=== Entries supplied ===

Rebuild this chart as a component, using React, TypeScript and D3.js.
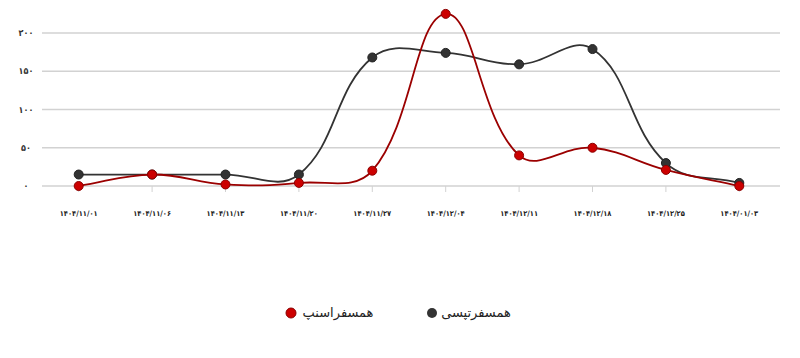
import React from "react";
import * as d3 from "d3";

const categories = [
  "۱۴۰۴/۱۱/۰۱",
  "۱۴۰۴/۱۱/۰۶",
  "۱۴۰۴/۱۱/۱۳",
  "۱۴۰۴/۱۱/۲۰",
  "۱۴۰۴/۱۱/۲۷",
  "۱۴۰۴/۱۲/۰۴",
  "۱۴۰۴/۱۲/۱۱",
  "۱۴۰۴/۱۲/۱۸",
  "۱۴۰۴/۱۲/۲۵",
  "۱۴۰۴/۰۱/۰۳",
];
const tapsiValues = [15, 15, 15, 15, 168, 174, 159, 179, 30, 4];
const snappValues = [0, 15, 2, 4, 20, 225, 40, 50, 21, 0];
const yTicks = [0, 50, 100, 150, 200];
const yTickLabels = ["۰", "۵۰", "۱۰۰", "۱۵۰", "۲۰۰"];
const seriesNames = ["همسفرتپسی", "همسفراسنپ"];

const W = 800;
const H = 358;
const FONT = "'DejaVu Sans', sans-serif";
const FONT_C = "'DejaVu Sans Condensed', 'DejaVu Sans', sans-serif";

// Chart.js-style spline (tension 0.4, distance weighted control points)
function splinePath(pts: [number, number][], t = 0.4): string {
  const p = d3.path();
  const n = pts.length;
  const cps: { px: number; py: number; nx: number; ny: number }[] = [];
  for (let i = 0; i < n; i++) {
    const prev = pts[Math.max(0, i - 1)];
    const cur = pts[i];
    const next = pts[Math.min(n - 1, i + 1)];
    const d01 = Math.hypot(cur[0] - prev[0], cur[1] - prev[1]);
    const d12 = Math.hypot(next[0] - cur[0], next[1] - cur[1]);
    let s01 = d01 / (d01 + d12);
    let s12 = d12 / (d01 + d12);
    if (!isFinite(s01)) s01 = 0;
    if (!isFinite(s12)) s12 = 0;
    const fa = t * s01;
    const fb = t * s12;
    cps.push({
      px: cur[0] - fa * (next[0] - prev[0]),
      py: cur[1] - fa * (next[1] - prev[1]),
      nx: cur[0] + fb * (next[0] - prev[0]),
      ny: cur[1] + fb * (next[1] - prev[1]),
    });
  }
  p.moveTo(pts[0][0], pts[0][1]);
  for (let i = 1; i < n; i++) {
    p.bezierCurveTo(cps[i - 1].nx, cps[i - 1].ny, cps[i].px, cps[i].py, pts[i][0], pts[i][1]);
  }
  return p.toString();
}

export default function App() {
  const x = d3.scaleBand<string>().domain(categories).range([42, 776]);
  const y = d3.scaleLinear().domain([0, 200]).range([186, 33]);
  const cx = (i: number) => (x(categories[i]) as number) + x.bandwidth() / 2;

  const series = [
    { name: seriesNames[0], values: tapsiValues, line: "#333333", fill: "#333333", stroke: "#222222" },
    { name: seriesNames[1], values: snappValues, line: "#9b0000", fill: "#cc0000", stroke: "#8b0000" },
  ];

  return (
    <svg width={W} height={H} style={{ position: "absolute", left: 0, top: 0, background: "#fff" }}>
      {yTicks.map((t, i) => (
        <g key={t}>
          <line x1={42} x2={780} y1={y(t)} y2={y(t)} stroke="#d2d2d2" strokeWidth={1.5} />
          <text x={26} y={y(t) + 3} fontSize={9} textAnchor="middle" fill="#333" fontFamily={FONT_C} fontWeight="bold">
            {yTickLabels[i]}
          </text>
        </g>
      ))}
      {categories.map((c, i) => (
        <g key={c}>
          <line x1={cx(i)} x2={cx(i)} y1={y(0)} y2={y(0) + 6} stroke="#d2d2d2" strokeWidth={1} />
          <text x={cx(i)} y={216} fontSize={7.5} textAnchor="middle" fill="#222" fontFamily={FONT_C} fontWeight="bold">
            {c}
          </text>
        </g>
      ))}
      {series.map((s) => (
        <g key={s.name}>
          <path
            d={splinePath(s.values.map((v, i) => [cx(i), y(v)] as [number, number]))}
            fill="none"
            stroke={s.line}
            strokeWidth={1.8}
          />
          {s.values.map((v, i) => (
            <circle key={i} cx={cx(i)} cy={y(v)} r={4.5} fill={s.fill} stroke={s.stroke} strokeWidth={1} />
          ))}
        </g>
      ))}
      <g fontFamily={FONT} fontSize={13} fill="#222">
        <circle cx={432} cy={313} r={5} fill="#333" />
        <text x={476} y={317} textAnchor="middle">{seriesNames[0]}</text>
        <circle cx={291} cy={313} r={5} fill="#cc0000" stroke="#8b0000" />
        <text x={338} y={317} textAnchor="middle">{seriesNames[1]}</text>
      </g>
    </svg>
  );
}
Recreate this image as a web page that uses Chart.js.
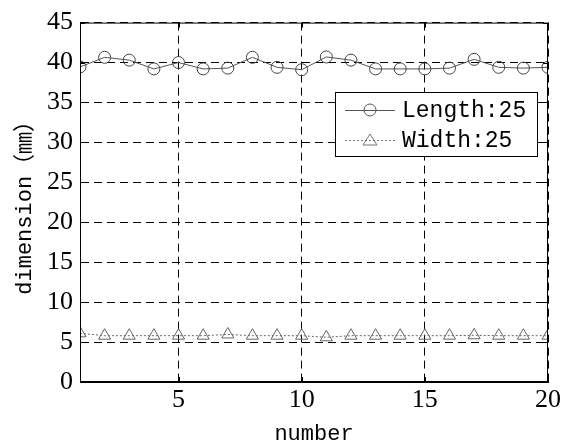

===

» **The task**:
Excluding the pictures, reproduce every entry exactly as given.

» **Correct answer**:
Rebuild this chart as a component, using React, TypeScript and D3.js.
import React from "react";
import * as d3 from "d3";

const categories = [
  "۱۴۰۴/۱۱/۰۱",
  "۱۴۰۴/۱۱/۰۶",
  "۱۴۰۴/۱۱/۱۳",
  "۱۴۰۴/۱۱/۲۰",
  "۱۴۰۴/۱۱/۲۷",
  "۱۴۰۴/۱۲/۰۴",
  "۱۴۰۴/۱۲/۱۱",
  "۱۴۰۴/۱۲/۱۸",
  "۱۴۰۴/۱۲/۲۵",
  "۱۴۰۴/۰۱/۰۳",
];
const tapsiValues = [15, 15, 15, 15, 168, 174, 159, 179, 30, 4];
const snappValues = [0, 15, 2, 4, 20, 225, 40, 50, 21, 0];
const yTicks = [0, 50, 100, 150, 200];
const yTickLabels = ["۰", "۵۰", "۱۰۰", "۱۵۰", "۲۰۰"];
const seriesNames = ["همسفرتپسی", "همسفراسنپ"];

const W = 800;
const H = 358;
const FONT = "'DejaVu Sans', sans-serif";
const FONT_C = "'DejaVu Sans Condensed', 'DejaVu Sans', sans-serif";

// Chart.js-style spline (tension 0.4, distance weighted control points)
function splinePath(pts: [number, number][], t = 0.4): string {
  const p = d3.path();
  const n = pts.length;
  const cps: { px: number; py: number; nx: number; ny: number }[] = [];
  for (let i = 0; i < n; i++) {
    const prev = pts[Math.max(0, i - 1)];
    const cur = pts[i];
    const next = pts[Math.min(n - 1, i + 1)];
    const d01 = Math.hypot(cur[0] - prev[0], cur[1] - prev[1]);
    const d12 = Math.hypot(next[0] - cur[0], next[1] - cur[1]);
    let s01 = d01 / (d01 + d12);
    let s12 = d12 / (d01 + d12);
    if (!isFinite(s01)) s01 = 0;
    if (!isFinite(s12)) s12 = 0;
    const fa = t * s01;
    const fb = t * s12;
    cps.push({
      px: cur[0] - fa * (next[0] - prev[0]),
      py: cur[1] - fa * (next[1] - prev[1]),
      nx: cur[0] + fb * (next[0] - prev[0]),
      ny: cur[1] + fb * (next[1] - prev[1]),
    });
  }
  p.moveTo(pts[0][0], pts[0][1]);
  for (let i = 1; i < n; i++) {
    p.bezierCurveTo(cps[i - 1].nx, cps[i - 1].ny, cps[i].px, cps[i].py, pts[i][0], pts[i][1]);
  }
  return p.toString();
}

export default function App() {
  const x = d3.scaleBand<string>().domain(categories).range([42, 776]);
  const y = d3.scaleLinear().domain([0, 200]).range([186, 33]);
  const cx = (i: number) => (x(categories[i]) as number) + x.bandwidth() / 2;

  const series = [
    { name: seriesNames[0], values: tapsiValues, line: "#333333", fill: "#333333", stroke: "#222222" },
    { name: seriesNames[1], values: snappValues, line: "#9b0000", fill: "#cc0000", stroke: "#8b0000" },
  ];

  return (
    <svg width={W} height={H} style={{ position: "absolute", left: 0, top: 0, background: "#fff" }}>
      {yTicks.map((t, i) => (
        <g key={t}>
          <line x1={42} x2={780} y1={y(t)} y2={y(t)} stroke="#d2d2d2" strokeWidth={1.5} />
          <text x={26} y={y(t) + 3} fontSize={9} textAnchor="middle" fill="#333" fontFamily={FONT_C} fontWeight="bold">
            {yTickLabels[i]}
          </text>
        </g>
      ))}
      {categories.map((c, i) => (
        <g key={c}>
          <line x1={cx(i)} x2={cx(i)} y1={y(0)} y2={y(0) + 6} stroke="#d2d2d2" strokeWidth={1} />
          <text x={cx(i)} y={216} fontSize={7.5} textAnchor="middle" fill="#222" fontFamily={FONT_C} fontWeight="bold">
            {c}
          </text>
        </g>
      ))}
      {series.map((s) => (
        <g key={s.name}>
          <path
            d={splinePath(s.values.map((v, i) => [cx(i), y(v)] as [number, number]))}
            fill="none"
            stroke={s.line}
            strokeWidth={1.8}
          />
          {s.values.map((v, i) => (
            <circle key={i} cx={cx(i)} cy={y(v)} r={4.5} fill={s.fill} stroke={s.stroke} strokeWidth={1} />
          ))}
        </g>
      ))}
      <g fontFamily={FONT} fontSize={13} fill="#222">
        <circle cx={432} cy={313} r={5} fill="#333" />
        <text x={476} y={317} textAnchor="middle">{seriesNames[0]}</text>
        <circle cx={291} cy={313} r={5} fill="#cc0000" stroke="#8b0000" />
        <text x={338} y={317} textAnchor="middle">{seriesNames[1]}</text>
      </g>
    </svg>
  );
}
Recreate this image as a web page that uses Chart.js.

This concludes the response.